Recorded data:

※ ※ ※

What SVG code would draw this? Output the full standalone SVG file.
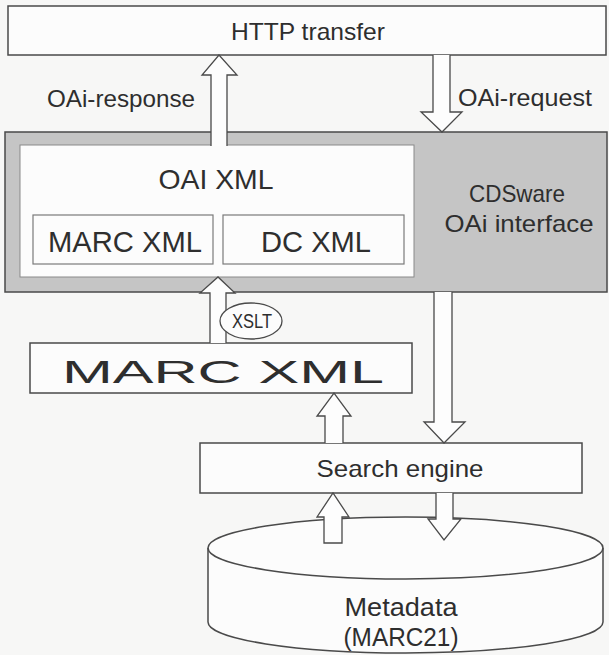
<svg xmlns="http://www.w3.org/2000/svg" width="609" height="655" viewBox="0 0 609 655">
<defs>
<style>
.box{fill:#fcfcfc;stroke:#4a4a4a;stroke-width:1.5}
.inner{fill:#fcfcfc;stroke:#7a7a7a;stroke-width:1.2}
.gray{fill:#c5c5c5;stroke:#4a4a4a;stroke-width:1.5}
.arrow{fill:#fdfdfd;stroke:#4a4a4a;stroke-width:1.3;stroke-linejoin:miter}
.t{font-family:"Liberation Sans",Arial,sans-serif;fill:#2e2e2e;text-anchor:middle}
</style>
</defs>
<rect x="0" y="0" width="609" height="655" fill="#f7f7f6"/>

<g id="http-transfer">
<rect class="box" x="8" y="6" width="598" height="49"/>
<text class="t" x="308" y="40" font-size="24" textLength="154" lengthAdjust="spacingAndGlyphs">HTTP transfer</text>
</g>

<g id="cdsware-oai-interface">
<rect class="gray" x="5" y="132" width="602" height="160"/>
<text class="t" x="517" y="202" font-size="24" textLength="96" lengthAdjust="spacingAndGlyphs">CDSware</text>
<text class="t" x="519" y="232" font-size="24" textLength="149" lengthAdjust="spacingAndGlyphs">OAi interface</text>
</g>

<g id="oai-xml">
<rect x="20" y="145" width="394" height="132" fill="#fcfcfc" stroke="#8a8a8a" stroke-width="1"/>
<text class="t" x="216" y="189" font-size="28" textLength="115" lengthAdjust="spacingAndGlyphs">OAI XML</text>
</g>

<g id="marc-xml-inner">
<rect class="inner" x="33" y="215" width="180" height="49"/>
<text class="t" x="125" y="252" font-size="29" textLength="154" lengthAdjust="spacingAndGlyphs">MARC XML</text>
</g>

<g id="dc-xml">
<rect class="inner" x="223" y="215" width="181" height="49"/>
<text class="t" x="316" y="252" font-size="29" textLength="110" lengthAdjust="spacingAndGlyphs">DC XML</text>
</g>

<g id="marc-xml">
<rect class="box" x="30" y="343" width="382" height="50"/>
<text class="t" x="223" y="383" font-size="31" textLength="322" lengthAdjust="spacingAndGlyphs">MARC XML</text>
</g>

<g id="search-engine">
<rect class="box" x="200" y="443" width="382" height="50"/>
<text class="t" x="400" y="477" font-size="24" textLength="167" lengthAdjust="spacingAndGlyphs">Search engine</text>
</g>

<g id="metadata">
<path d="M208 548 A197.5 31 0 0 1 603 548 L603 622 A197.5 31 0 0 1 208 622 Z" fill="#fcfcfc" stroke="#4a4a4a" stroke-width="1.5"/>
<path d="M208 548 A197.5 31 0 0 0 603 548" fill="none" stroke="#4a4a4a" stroke-width="1.5"/>
<text class="t" x="401" y="616" font-size="25" textLength="113" lengthAdjust="spacingAndGlyphs">Metadata</text>
<text class="t" x="401" y="646" font-size="25" textLength="115" lengthAdjust="spacingAndGlyphs">(MARC21)</text>
</g>

<g id="connectors">
<path class="arrow" d="M211 146 L211 75 L202 75 L219 55 L237 75 L227 75 L227 146"/>
<path class="arrow" d="M433 55 L433 112 L421 112 L442 132 L462 112 L450 112 L450 55"/>
<path class="arrow" d="M210 343 L210 293 L200 293 L218 277 L235 293 L226 293 L226 343"/>
<path class="arrow" d="M434 292 L434 422 L424 422 L444 443 L465 422 L452 422 L452 292"/>
<path class="arrow" d="M325 443 L325 416 L317 416 L334 393 L351 416 L343 416 L343 443"/>
<path class="arrow" d="M324 543 L324 517 L317 517 L333 493 L349 517 L342 517 L342 543 Z"/>
<path class="arrow" d="M436 493 L436 519 L428 519 L444 540 L461 519 L453 519 L453 493"/>
<text class="t" x="121" y="107" font-size="24" textLength="148" lengthAdjust="spacingAndGlyphs">OAi-response</text>
<text class="t" x="525" y="106" font-size="24" textLength="134" lengthAdjust="spacingAndGlyphs">OAi-request</text>
<g id="xslt">
<ellipse cx="251" cy="321" rx="31" ry="18" fill="#fcfcfc" stroke="#4a4a4a" stroke-width="1.3"/>
<text class="t" x="252" y="328" font-size="20" textLength="40" lengthAdjust="spacingAndGlyphs">XSLT</text>
</g>
</g>
</svg>
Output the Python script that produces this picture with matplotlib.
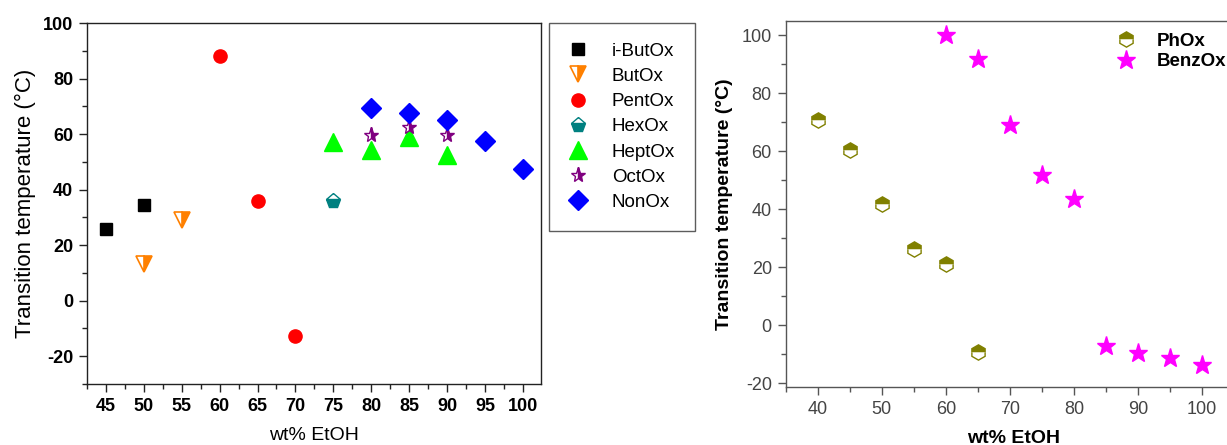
import matplotlib
matplotlib.use("Agg")
import matplotlib.pyplot as plt
from matplotlib.ticker import MultipleLocator

plt.rcParams['font.family'] = ['Liberation Sans', 'DejaVu Sans']
plt.rcParams['axes.unicode_minus'] = False

# ---- Left panel data ----
ibut_x = [45, 50]
ibut_y = [25.7, 34.3]
but_x = [50, 55]
but_y = [13.3, 28.9]
pent_x = [60, 65, 70]
pent_y = [88.2, 36.0, -12.7]
hex_x = [75]
hex_y = [35.8]
hept_x = [75, 80, 85, 90]
hept_y = [57.1, 54.2, 59.0, 52.4]
oct_x = [80, 85, 90]
oct_y = [59.8, 62.4, 59.6]
non_x = [80, 85, 90, 95, 100]
non_y = [69.3, 67.6, 65.2, 57.5, 47.5]

left_xticks = [45, 50, 55, 60, 65, 70, 75, 80, 85, 90, 95, 100]
left_yticks = [-20, 0, 20, 40, 60, 80, 100]

# ---- Right panel data ----
ph_x = [40, 45, 50, 55, 60, 65]
ph_y = [70.9, 60.6, 41.8, 26.2, 21.1, -9.3]
benz_x = [60, 65, 70, 75, 80, 85, 90, 95, 100]
benz_y = [100.0, 91.9, 69.0, 51.8, 43.5, -7.1, -9.4, -11.4, -13.7]

right_xticks = [40, 50, 60, 70, 80, 90, 100]
right_yticks = [-20, 0, 20, 40, 60, 80, 100]

W, H = 1227, 445
fig = plt.figure(figsize=(W / 100, H / 100), dpi=100)

def frac(x0, y0, x1, y1):
    return [x0 / W, 1 - y1 / H, (x1 - x0) / W, (y1 - y0) / H]

# ================= Left axes =================
ax1 = fig.add_axes(frac(87, 23, 541, 384))
series = [
    (ibut_x, ibut_y, 'i-ButOx', dict(marker='s', color='black', ms=8.5)),
    (but_x, but_y, 'ButOx', dict(marker='v', color='#FF8000', mec='#FF8000', fillstyle='right',
                                  markerfacecoloralt='white', ms=11, mew=1.2)),
    (pent_x, pent_y, 'PentOx', dict(marker='o', color='#FF0000', ms=9.5)),
    (hex_x, hex_y, 'HexOx', dict(marker='p', color='#008080', mec='#008080', fillstyle='bottom',
                                 markerfacecoloralt='white', ms=11, mew=1.0)),
    (hept_x, hept_y, 'HeptOx', dict(marker='^', color='#00FF00', ms=13)),
    (oct_x, oct_y, 'OctOx', dict(marker='*', color='#800080', mec='#800080', fillstyle='right',
                                 markerfacecoloralt='white', ms=11, mew=1.0)),
    (non_x, non_y, 'NonOx', dict(marker='D', color='#0000FF', ms=10)),
]
handles = []
for xs, ys, lab, kw in series:
    h, = ax1.plot(xs, ys, linestyle='none', label=lab, **kw)
    handles.append(h)

ax1.set_xlim(42.5, 102.4)
ax1.set_ylim(-30, 100)
ax1.set_xticks(left_xticks)
ax1.set_yticks(left_yticks)
ax1.xaxis.set_minor_locator(MultipleLocator(2.5))
ax1.yaxis.set_minor_locator(MultipleLocator(10))
ax1.tick_params(which='both', direction='out', top=False, right=False, color='#222222')
ax1.tick_params(which='major', length=6, width=1, labelsize=13, pad=4)
ax1.tick_params(which='minor', length=3.5, width=1)
for lbl in ax1.get_xticklabels() + ax1.get_yticklabels():
    lbl.set_fontweight('bold')
for sp in ax1.spines.values():
    sp.set_color('#222222')
    sp.set_linewidth(1.0)
ax1.set_xlabel('wt% EtOH', fontsize=14, labelpad=9)
ax1.set_ylabel('Transition temperature (°C)', fontsize=16, labelpad=5)

leg = fig.legend(handles=handles, loc='upper left', bbox_to_anchor=(549 / W, 1 - 23 / H),
                 borderaxespad=0, frameon=True, fancybox=False, fontsize=13.5,
                 labelspacing=0.43, handletextpad=1.3, borderpad=1.05, handlelength=1.0)
leg.get_frame().set_edgecolor('#333333')
leg.get_frame().set_linewidth(1.0)

# ================= Right axes =================
ax2 = fig.add_axes(frac(785.7, 21, 1240.6, 386.7))
h1, = ax2.plot(ph_x, ph_y, linestyle='none', marker='h', color='#808000', mec='#808000',
               fillstyle='top', markerfacecoloralt='white', ms=11, mew=1.0, label='PhOx')
h2, = ax2.plot(benz_x, benz_y, linestyle='none', marker='*', color='#FF00FF', ms=14,
               label='BenzOx')
ax2.set_xlim(35, 106)
ax2.set_ylim(-21.2, 105)
ax2.set_xticks(right_xticks)
ax2.set_yticks(right_yticks)
ax2.xaxis.set_minor_locator(MultipleLocator(5))
ax2.yaxis.set_minor_locator(MultipleLocator(10))
ax2.tick_params(which='both', direction='out', top=False, right=False, color='#555555',
                labelcolor='#444444')
ax2.tick_params(which='major', length=6, width=1, labelsize=13, pad=4)
ax2.tick_params(which='minor', length=3.5, width=1)
for sp in ax2.spines.values():
    sp.set_color('#555555')
    sp.set_linewidth(1.0)
ax2.set_xlabel('wt% EtOH', fontsize=14, fontweight='bold', labelpad=9)
ax2.set_ylabel('Transition temperature (°C)', fontsize=14, fontweight='bold', labelpad=6)
ax2w = 1240.6 - 785.7
leg2 = ax2.legend(handles=[h1, h2], loc='upper left',
                  bbox_to_anchor=((1104 - 785.7) / ax2w, 1 - 4 / 365.7),
                  frameon=False, fontsize=13.5, labelspacing=0.2, handletextpad=0.9,
                  borderaxespad=0, handlelength=1.5)
for t in leg2.get_texts():
    t.set_fontweight('bold')

fig.savefig('out.png', dpi=100)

※ ※ ※

Everything above from the line with "Output the Python" through the line with "plt.rcParams['axes.unicode_minus'] = False" should be retyped exactly, and nothing else; omit pictures.

**Solution for this task:**
Output the Python script that produces this picture with matplotlib.
import matplotlib
matplotlib.use("Agg")
import matplotlib.pyplot as plt
from matplotlib.ticker import MultipleLocator

plt.rcParams['font.family'] = ['Liberation Sans', 'DejaVu Sans']
plt.rcParams['axes.unicode_minus'] = False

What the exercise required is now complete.